An Energy-Efficient Chest Patch Interface With Inter-Sensor PPG Windowing and Multi-Domain On-Chip Analog Computing

Abstract

—A proposed chest patch device and its interface IC are configured to allow detection of multi-domain signals in the form of optical, electrical, acoustic, and chemical signals at a single body spot. The IC integrates on-chip classification capabilities for cardiovascular diseases based on photoplethysmogram (PPG) and electrocardiogram (ECG), along with hazardous gas analysis.

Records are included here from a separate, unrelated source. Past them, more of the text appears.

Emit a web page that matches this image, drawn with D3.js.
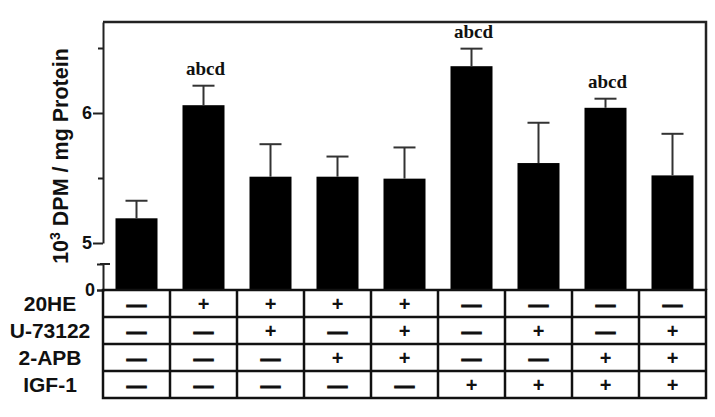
<!DOCTYPE html>
<html>
<head>
<meta charset="utf-8">
<script src="https://cdn.jsdelivr.net/npm/d3@7"></script>
<style>
  body { margin: 0; background: #fff; }
  text { font-family: "Liberation Sans", Arial, sans-serif; font-weight: bold; fill: #111; }
  .sig { font-family: "Liberation Serif", "Times New Roman", serif; }
</style>
</head>
<body>
<svg id="chart"></svg>
<script>
// group means and errors (10^3 DPM / mg protein)
var means = [5.19, 6.06, 5.51, 5.51, 5.495, 6.36, 5.615, 6.04, 5.52];
var errs = [0.135, 0.15, 0.25, 0.155, 0.24, 0.135, 0.31, 0.07, 0.32];
var sigLabels = ["", "abcd", "", "", "", "abcd", "", "abcd", ""];

// treatment table, 1 = "+", 0 = "-"
var treatments = ["20HE", "U-73122", "2-APB", "IGF-1"];
var design = [
    [0, 1, 1, 1, 1, 0, 0, 0, 0],
    [0, 0, 1, 0, 1, 0, 1, 0, 1],
    [0, 0, 0, 1, 1, 0, 0, 1, 1],
    [0, 0, 0, 0, 0, 1, 1, 1, 1]
];
var yTicks = [5, 5.5, 6, 6.5];

var plotL = 103, plotR = 706, plotT = 22, breakY = 243, base = 290, rowH = 27;

var svg = d3.select("#chart")
    .attr("width", 715)
    .attr("height", 417);

var idx = d3.range(means.length);

var x = d3.scaleBand().domain(idx).range([plotL, plotR])
    .paddingInner(0.373).paddingOuter(0.1865);
var xCol = d3.scaleBand().domain(idx).range([plotL, plotR]);

var y = d3.scaleLinear().domain([5, 6.7]).range([breakY, plotT]);
var yLow = d3.scaleLinear().domain([0, 1]).range([base, base - 26]);
var yRow = d3.scaleBand().domain(d3.range(treatments.length))
    .range([base, base + rowH * treatments.length]);

// bars
svg.append("g").selectAll("rect")
    .data(idx)
    .enter().append("rect")
    .attr("x", function(i) { return x(i); })
    .attr("y", function(i) { return y(means[i]); })
    .attr("width", x.bandwidth())
    .attr("height", function(i) { return yLow(0) - y(means[i]); })
    .attr("fill", "#000");

// error bars (upper half only)
var eb = svg.append("g").attr("stroke", "#333").attr("stroke-width", 2);
idx.forEach(function(i) {
    var cx = x(i) + x.bandwidth() / 2;
    eb.append("line")
        .attr("x1", cx).attr("x2", cx)
        .attr("y1", y(means[i])).attr("y2", y(means[i] + errs[i]));
    eb.append("line")
        .attr("x1", cx - 11).attr("x2", cx + 11)
        .attr("y1", y(means[i] + errs[i])).attr("y2", y(means[i] + errs[i]));
});

// significance letters
svg.append("g").selectAll("text")
    .data(idx.filter(function(i) { return sigLabels[i]; }))
    .enter().append("text")
    .attr("class", "sig")
    .attr("x", function(i) { return x(i) + x.bandwidth() / 2 + 2; })
    .attr("y", function(i) { return y(means[i] + errs[i]) - 11; })
    .attr("text-anchor", "middle")
    .style("font-size", "19px")
    .text(function(i) { return sigLabels[i]; });

// frame: top and right edges
svg.append("path")
    .attr("d", "M" + plotL + "," + plotT + "H" + plotR + "V" + base)
    .attr("fill", "none").attr("stroke", "#222").attr("stroke-width", 2.5);

// upper y axis
var yAxis = d3.axisLeft(y).tickValues(yTicks).tickSizeOuter(0)
    .tickFormat(function(d) { return d % 1 ? "" : d; });
var ga = svg.append("g")
    .attr("transform", "translate(" + plotL + ",0)")
    .call(yAxis);
ga.selectAll("line").attr("x2", function(d) { return d % 1 ? -5 : -10; });
ga.selectAll("text").attr("x", -11).style("font-size", "18px");

// lower y axis (below the break)
var gb = svg.append("g")
    .attr("transform", "translate(" + plotL + ",0)")
    .call(d3.axisLeft(yLow).tickValues([0]).tickSizeOuter(0).tickSize(6)
        .tickFormat(function(d) { return d; }));
gb.selectAll("text").attr("x", -8).style("font-size", "18px");
gb.append("line")
    .attr("class", "cap")
    .attr("x1", -3).attr("x2", 7)
    .attr("y1", yLow(1)).attr("y2", yLow(1));

svg.selectAll(".domain, .tick line, .cap").attr("stroke", "#222").attr("stroke-width", 2);

// y label
svg.append("text")
    .attr("transform", "translate(68,156) rotate(-90)")
    .attr("text-anchor", "middle")
    .style("font-size", "21.5px")
    .call(function(t) {
        t.append("tspan").text("10");
        t.append("tspan").attr("dy", -8).style("font-size", "14px").text("3");
        t.append("tspan").attr("dy", 8).text(" DPM / mg Protein");
    });

// treatment table
var tbl = svg.append("g");
tbl.append("rect")
    .attr("x", plotL).attr("y", base)
    .attr("width", plotR - plotL).attr("height", yRow.range()[1] - base)
    .attr("fill", "none").attr("stroke", "#111").attr("stroke-width", 2.5);
yRow.domain().slice(1).forEach(function(r) {
    tbl.append("line")
        .attr("x1", plotL).attr("x2", plotR)
        .attr("y1", yRow(r)).attr("y2", yRow(r))
        .attr("stroke", "#111").attr("stroke-width", 2.5);
});
idx.slice(1).forEach(function(i) {
    tbl.append("line")
        .attr("x1", xCol(i)).attr("x2", xCol(i))
        .attr("y1", base).attr("y2", yRow.range()[1])
        .attr("stroke", "#111").attr("stroke-width", 2.5);
});

treatments.forEach(function(name, r) {
    var cy = yRow(r) + yRow.bandwidth() / 2;
    tbl.append("text")
        .attr("x", 50).attr("y", cy).attr("dy", "0.36em")
        .attr("text-anchor", "middle")
        .style("font-size", "21px")
        .text(name);
    design[r].forEach(function(v, i) {
        tbl.append("text")
            .attr("x", xCol(i) + xCol.bandwidth() / 2)
            .attr("y", cy).attr("dy", "0.36em")
            .attr("text-anchor", "middle")
            .style("font-size", "20px")
            .attr("stroke", v ? "none" : "#111")
            .attr("stroke-width", 0.8)
            .text(v ? "+" : "\u2014");
    });
});
</script>
</body>
</html>
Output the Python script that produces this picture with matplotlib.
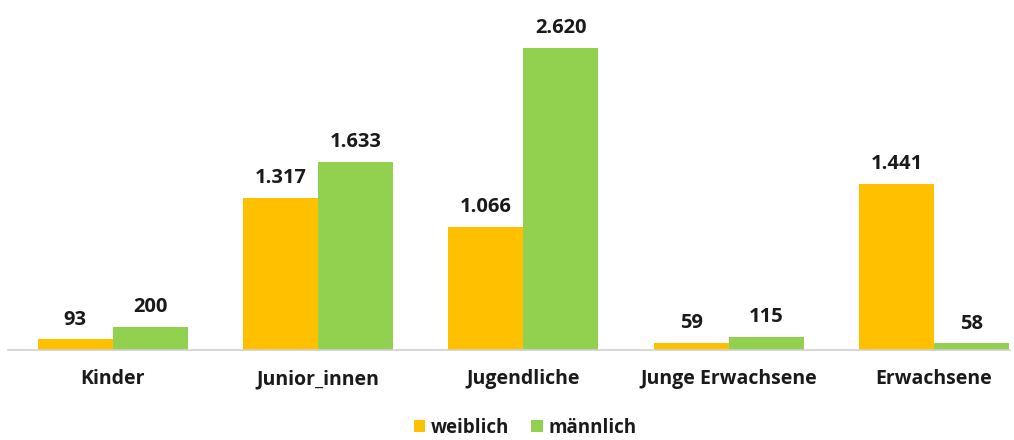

For low-power multimodal sensing, an ECG R-peak triggered PPG window (RPT-PW) is proposed as an inter-sensor scheme to reduce activity on the PPG channel, which is the dominant energy consumer. Additionally, the PPG and ECG readout channels incorporate analog peak detection to enable normalized on-chip extraction of pulse arrival time (PAT) and R-R interval (RRI). For minimal computation and communication power, a multi-domain convolutional neural network (MD-CNN) processes both analog and digital inputs, and a reconfigurable analog ternary/binary neural network (aTNN/BNN) provides additional computation capability for multidomain applications. The IC was fabricated in an 180-nm BCD process and integrated into a chest patch device prototype with an in-house adhesive meta patch. The RPT-PW demonstrated adaptive operation with an effective LED duty cycle as low as 0.02%. The on-chip computation achieved average sensitivity and specificity of 90.87%/95.38% for three-label hypertension, 92.80%/96.36% for three-label arrhythmia, and 92.46%/97.50% for four-label gas mixture classification.